[Records from a collection]

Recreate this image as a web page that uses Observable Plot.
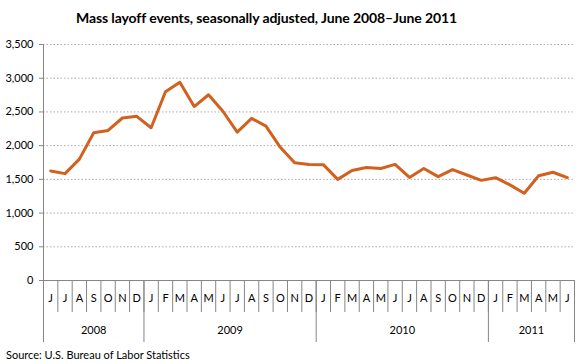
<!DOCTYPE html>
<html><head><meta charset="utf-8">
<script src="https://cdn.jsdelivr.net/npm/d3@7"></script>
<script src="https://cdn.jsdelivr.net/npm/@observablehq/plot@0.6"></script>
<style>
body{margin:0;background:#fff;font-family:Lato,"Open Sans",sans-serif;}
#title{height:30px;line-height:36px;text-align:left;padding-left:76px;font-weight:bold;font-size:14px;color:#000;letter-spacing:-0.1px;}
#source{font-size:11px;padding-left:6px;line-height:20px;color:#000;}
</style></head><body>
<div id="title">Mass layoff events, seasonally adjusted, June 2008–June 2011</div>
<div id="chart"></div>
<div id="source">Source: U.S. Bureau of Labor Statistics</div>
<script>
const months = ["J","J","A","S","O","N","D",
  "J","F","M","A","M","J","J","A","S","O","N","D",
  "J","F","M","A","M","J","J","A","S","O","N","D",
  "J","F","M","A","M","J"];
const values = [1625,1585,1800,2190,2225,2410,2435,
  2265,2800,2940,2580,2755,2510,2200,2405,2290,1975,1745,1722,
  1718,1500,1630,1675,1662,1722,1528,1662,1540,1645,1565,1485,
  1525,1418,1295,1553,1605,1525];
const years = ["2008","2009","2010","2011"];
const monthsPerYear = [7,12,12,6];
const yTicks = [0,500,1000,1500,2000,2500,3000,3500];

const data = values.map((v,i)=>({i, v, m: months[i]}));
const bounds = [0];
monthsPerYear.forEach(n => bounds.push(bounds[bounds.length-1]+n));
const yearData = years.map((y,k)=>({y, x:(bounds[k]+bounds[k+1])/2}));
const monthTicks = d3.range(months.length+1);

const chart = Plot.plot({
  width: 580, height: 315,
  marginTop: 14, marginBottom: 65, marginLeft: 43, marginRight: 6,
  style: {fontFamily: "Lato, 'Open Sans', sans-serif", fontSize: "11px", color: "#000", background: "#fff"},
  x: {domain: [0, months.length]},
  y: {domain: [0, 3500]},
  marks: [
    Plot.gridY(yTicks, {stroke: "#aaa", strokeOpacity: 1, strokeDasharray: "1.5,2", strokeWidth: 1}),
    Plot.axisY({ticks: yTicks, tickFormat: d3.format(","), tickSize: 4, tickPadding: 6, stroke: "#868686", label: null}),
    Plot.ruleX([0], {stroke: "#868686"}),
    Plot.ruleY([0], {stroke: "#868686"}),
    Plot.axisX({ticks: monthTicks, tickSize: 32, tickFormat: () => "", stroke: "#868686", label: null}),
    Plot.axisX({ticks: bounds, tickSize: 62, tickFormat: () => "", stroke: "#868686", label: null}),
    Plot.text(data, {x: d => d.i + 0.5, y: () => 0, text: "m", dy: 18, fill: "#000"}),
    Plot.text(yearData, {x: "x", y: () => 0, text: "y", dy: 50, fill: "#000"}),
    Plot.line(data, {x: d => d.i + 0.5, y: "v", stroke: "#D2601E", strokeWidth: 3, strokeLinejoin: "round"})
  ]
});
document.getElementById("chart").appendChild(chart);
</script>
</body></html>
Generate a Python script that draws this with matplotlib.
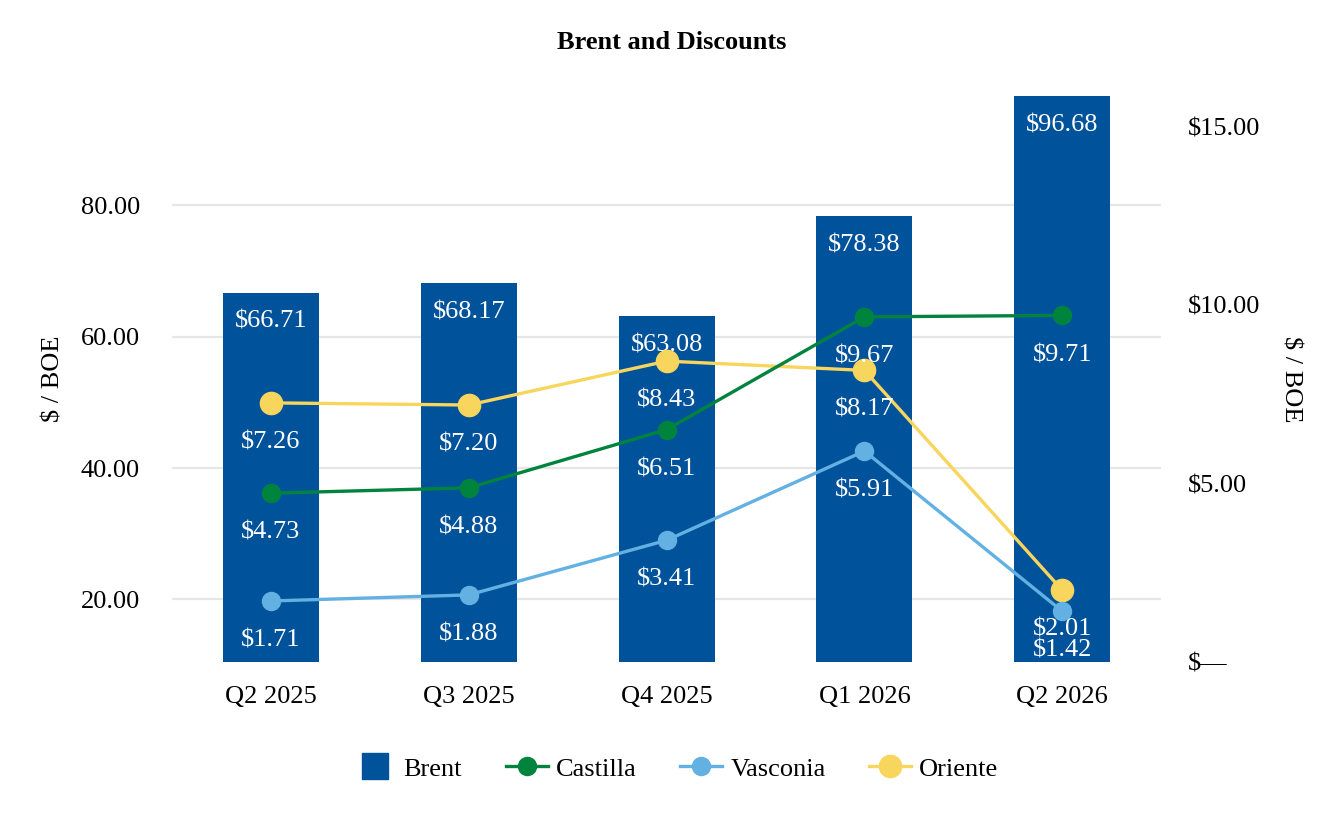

• [Exercise objective]: Return the listing above in full and without alteration, excluding its pictures.

• [Task answer]:
Recreate this image as a web page that uses Observable Plot.
<!DOCTYPE html>
<html><head><meta charset="utf-8">
<script src="https://cdn.jsdelivr.net/npm/d3@7"></script>
<script src="https://cdn.jsdelivr.net/npm/@observablehq/plot@0.6"></script>
<style>
body{margin:0;background:#fff;font-family:Lato,"Open Sans",sans-serif;}
#title{height:30px;line-height:36px;text-align:left;padding-left:76px;font-weight:bold;font-size:14px;color:#000;letter-spacing:-0.1px;}
#source{font-size:11px;padding-left:6px;line-height:20px;color:#000;}
</style></head><body>
<div id="title">Mass layoff events, seasonally adjusted, June 2008–June 2011</div>
<div id="chart"></div>
<div id="source">Source: U.S. Bureau of Labor Statistics</div>
<script>
const months = ["J","J","A","S","O","N","D",
  "J","F","M","A","M","J","J","A","S","O","N","D",
  "J","F","M","A","M","J","J","A","S","O","N","D",
  "J","F","M","A","M","J"];
const values = [1625,1585,1800,2190,2225,2410,2435,
  2265,2800,2940,2580,2755,2510,2200,2405,2290,1975,1745,1722,
  1718,1500,1630,1675,1662,1722,1528,1662,1540,1645,1565,1485,
  1525,1418,1295,1553,1605,1525];
const years = ["2008","2009","2010","2011"];
const monthsPerYear = [7,12,12,6];
const yTicks = [0,500,1000,1500,2000,2500,3000,3500];

const data = values.map((v,i)=>({i, v, m: months[i]}));
const bounds = [0];
monthsPerYear.forEach(n => bounds.push(bounds[bounds.length-1]+n));
const yearData = years.map((y,k)=>({y, x:(bounds[k]+bounds[k+1])/2}));
const monthTicks = d3.range(months.length+1);

const chart = Plot.plot({
  width: 580, height: 315,
  marginTop: 14, marginBottom: 65, marginLeft: 43, marginRight: 6,
  style: {fontFamily: "Lato, 'Open Sans', sans-serif", fontSize: "11px", color: "#000", background: "#fff"},
  x: {domain: [0, months.length]},
  y: {domain: [0, 3500]},
  marks: [
    Plot.gridY(yTicks, {stroke: "#aaa", strokeOpacity: 1, strokeDasharray: "1.5,2", strokeWidth: 1}),
    Plot.axisY({ticks: yTicks, tickFormat: d3.format(","), tickSize: 4, tickPadding: 6, stroke: "#868686", label: null}),
    Plot.ruleX([0], {stroke: "#868686"}),
    Plot.ruleY([0], {stroke: "#868686"}),
    Plot.axisX({ticks: monthTicks, tickSize: 32, tickFormat: () => "", stroke: "#868686", label: null}),
    Plot.axisX({ticks: bounds, tickSize: 62, tickFormat: () => "", stroke: "#868686", label: null}),
    Plot.text(data, {x: d => d.i + 0.5, y: () => 0, text: "m", dy: 18, fill: "#000"}),
    Plot.text(yearData, {x: "x", y: () => 0, text: "y", dy: 50, fill: "#000"}),
    Plot.line(data, {x: d => d.i + 0.5, y: "v", stroke: "#D2601E", strokeWidth: 3, strokeLinejoin: "round"})
  ]
});
document.getElementById("chart").appendChild(chart);
</script>
</body></html>
Generate a Python script that draws this with matplotlib.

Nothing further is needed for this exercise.